Library

4 published verifications about Vitamin D Vitamin D ×

“Taking 5,000 IU of vitamin D daily does not cause side effects for most people.”

Mixed

Serious side effects at 5,000 IU/day are uncommon for many adults, but the claim overstates the safety of that dose. Authoritative guidelines set 4,000 IU/day as the adult upper limit, and trials at similar doses show small but real increases in harms such as hypercalcemia. The practical takeaway is not “no side effects for most people,” but “risk is usually low yet not negligible, especially without medical need or monitoring.”

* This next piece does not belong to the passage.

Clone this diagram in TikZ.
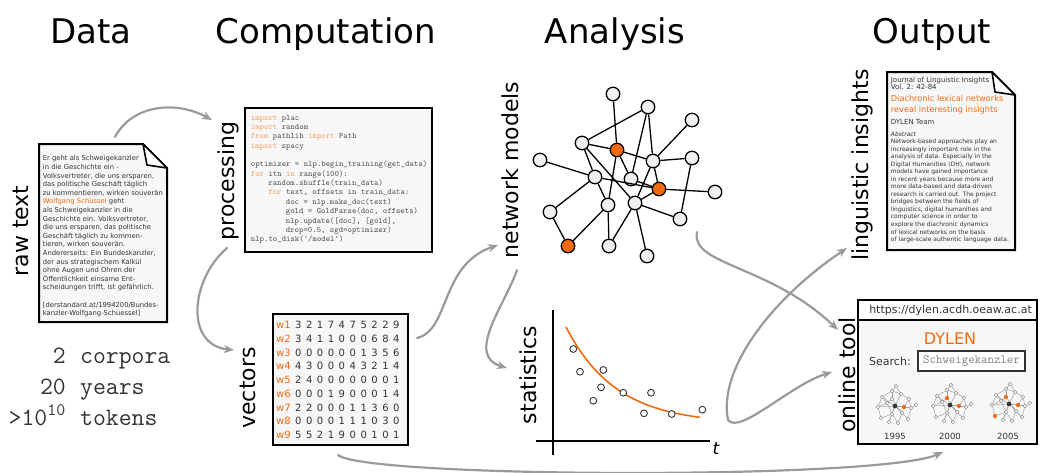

“A meta-analysis published in 2023 found that taking 3,200 to 4,000 International Units (IU) of vitamin D daily is associated with a higher risk of hypercalcemia.”

True

The cited 2023 meta-analysis did report that long-term vitamin D supplementation at 3,200-4,000 IU/day was associated with a higher risk of hypercalcemia. The pooled estimate showed a statistically significant increase versus control. Important context is that the absolute excess risk was small and reported cases were often asymptomatic or reversible.

“Vitamin K helps vitamin D absorption for bone health.”

Mostly False

The evidence does not show that vitamin K helps the body absorb vitamin D. What reliable sources do support is that vitamins D and K can work together in bone health through different roles: vitamin D helps regulate calcium and induces certain proteins, while vitamin K activates some of those proteins. That makes the claim directionally related to a real interaction, but wrong in its stated mechanism.

“Vitamin D deficiency is widely overdiagnosed in clinical practice.”

Mixed

Strong evidence shows vitamin D testing is widely overused — with studies finding 57–77% of tests lack clinical justification — but the claim conflates overtesting with overdiagnosis. Overtesting means ordering tests without guideline indications; overdiagnosis means incorrectly labeling healthy people as deficient. While contested diagnostic thresholds may inflate deficiency labels in some populations, global data also show substantial true deficiency prevalence with meaningful health associations. The unqualified assertion that deficiency is "widely overdiagnosed" overstates what the clinical literature supports.